Practical non-image based CAPTCHA approaches?

D

103

317

It looks like we'll be adding CAPTCHA support to Stack Overflow. This is necessary to prevent bots, spammers, and other malicious scripted activity. We only want human beings to post or edit things here!

We'll be using a JavaScript (jQuery) CAPTCHA as a first line of defense:

http://docs.jquery.com/Tutorials:Safer_Contact_Forms_Without_CAPTCHAs

The advantage of this approach is that, for most people, the CAPTCHA won't ever be visible!

However, for people with JavaScript disabled, we still need a fallback and this is where it gets tricky.

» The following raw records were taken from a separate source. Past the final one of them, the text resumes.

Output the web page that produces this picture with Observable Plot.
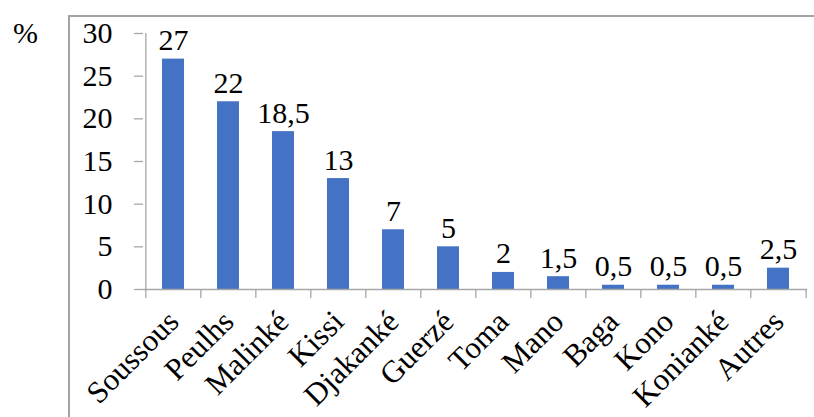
<!DOCTYPE html>
<html>
<head>
<meta charset="utf-8">
<script src="https://cdn.jsdelivr.net/npm/d3@7"></script>
<script src="https://cdn.jsdelivr.net/npm/@observablehq/plot@0.6"></script>
<style>
  html, body { margin: 0; padding: 0; background: #fff; }
  #wrap { position: relative; width: 814px; height: 417px; overflow: hidden; font-family: "Liberation Serif", "Times New Roman", serif; }
  #frame { position: absolute; left: 68px; top: 15px; width: 800px; height: 450px; border-left: 2px solid #a3a3a3; border-top: 2px solid #a3a3a3; }
  #unit { position: absolute; left: 13px; top: 16px; font-size: 30px; line-height: 34px; color: #000; }
  #chart { position: absolute; left: 0; top: 0; }
  #chart svg, #chart svg text { font-family: "Liberation Serif", "Times New Roman", serif !important; }
</style>
</head>
<body>
<div id="wrap">
  <div id="frame"></div>
  <div id="unit">%</div>
  <div id="chart"></div>
</div>
<script>
const categories = ["Soussous", "Peulhs", "Malinké", "Kissi", "Djakanké", "Guerzé", "Toma", "Mano", "Baga", "Kono", "Konianké", "Autres"];
const values = [27, 22, 18.5, 13, 7, 5, 2, 1.5, 0.5, 0.5, 0.5, 2.5];
const yTicks = [0, 5, 10, 15, 20, 25, 30];

const data = categories.map((c, i) => ({cat: c, value: values[i]}));
const fmt = v => String(v).replace(".", ",");

const W = 814, H = 417, mL = 143, mR = 7, mT = 33, mB = 128;
const pIn = 0.6, pOut = 0.3;
const step = (W - mL - mR) / (categories.length - pIn + 2 * pOut);
const gray = "#a6a6a6";
const serif = "Liberation Serif";

const chart = Plot.plot({
  width: W, height: H,
  marginLeft: mL, marginRight: mR, marginTop: mT, marginBottom: mB,
  style: {fontFamily: serif, fontSize: "30px", background: "transparent", overflow: "visible", color: "#000"},
  x: {domain: categories, paddingInner: pIn, paddingOuter: pOut, axis: null, label: null},
  y: {domain: [0, 30], axis: null, label: null},
  marks: [
    Plot.barY(data, {x: "cat", y: "value", fill: "#4472C4"}),
    Plot.ruleY([0], {stroke: gray, strokeWidth: 1.3}),
    Plot.ruleX([categories[0]], {x: d => d, y1: 0, y2: 30, dx: -step / 2, stroke: gray, strokeWidth: 1.3}),
    Plot.ruleX(categories, {x: d => d, y1: 0, y2: 0, insetBottom: -9, dx: -step / 2, stroke: gray, strokeWidth: 1.3}),
    Plot.ruleX([categories[categories.length - 1]], {x: d => d, y1: 0, y2: 0, insetBottom: -9, dx: step / 2, stroke: gray, strokeWidth: 1.3}),
    Plot.axisY(yTicks, {label: null, tickSize: 9, tickPadding: 22, stroke: gray, fill: "#000", fontSize: 30, fontFamily: serif, strokeWidth: 1.3}),
    Plot.axisX({label: null, tickSize: 0, tickPadding: 27, tickRotate: -45, fontSize: 31, fontFamily: serif, fill: "#000"}),
    Plot.text(data, {x: "cat", y: "value", text: d => fmt(d.value), dy: -9, lineAnchor: "bottom", fontSize: 30, fontFamily: serif, fill: "#000"})
  ]
});
document.getElementById("chart").appendChild(chart);
</script>
</body>
</html>
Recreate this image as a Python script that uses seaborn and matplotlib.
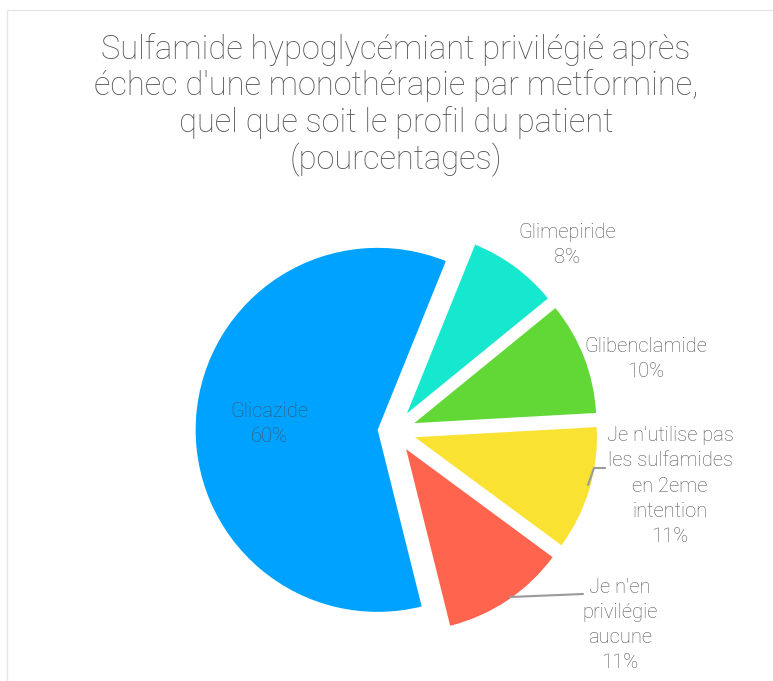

I have written a traditional CAPTCHA control for ASP.NET which we can re-use.

CaptchaImage

However, I'd prefer to go with something textual to avoid the overhead of creating all these images on the server with each request.

I've seen things like..

ASCII text captcha: \/\/(_)\/\/
math puzzles: what is 7 minus 3 times 2?
trivia questions: what tastes better, a toad or a popsicle?

Maybe I'm just tilting at windmills here, but I'd like to have a less resource intensive, non-image based <noscript> compatible CAPTCHA if possible.

Ideas?

Dactylic answered 12/8, 2008 at 4:59 Comment(24)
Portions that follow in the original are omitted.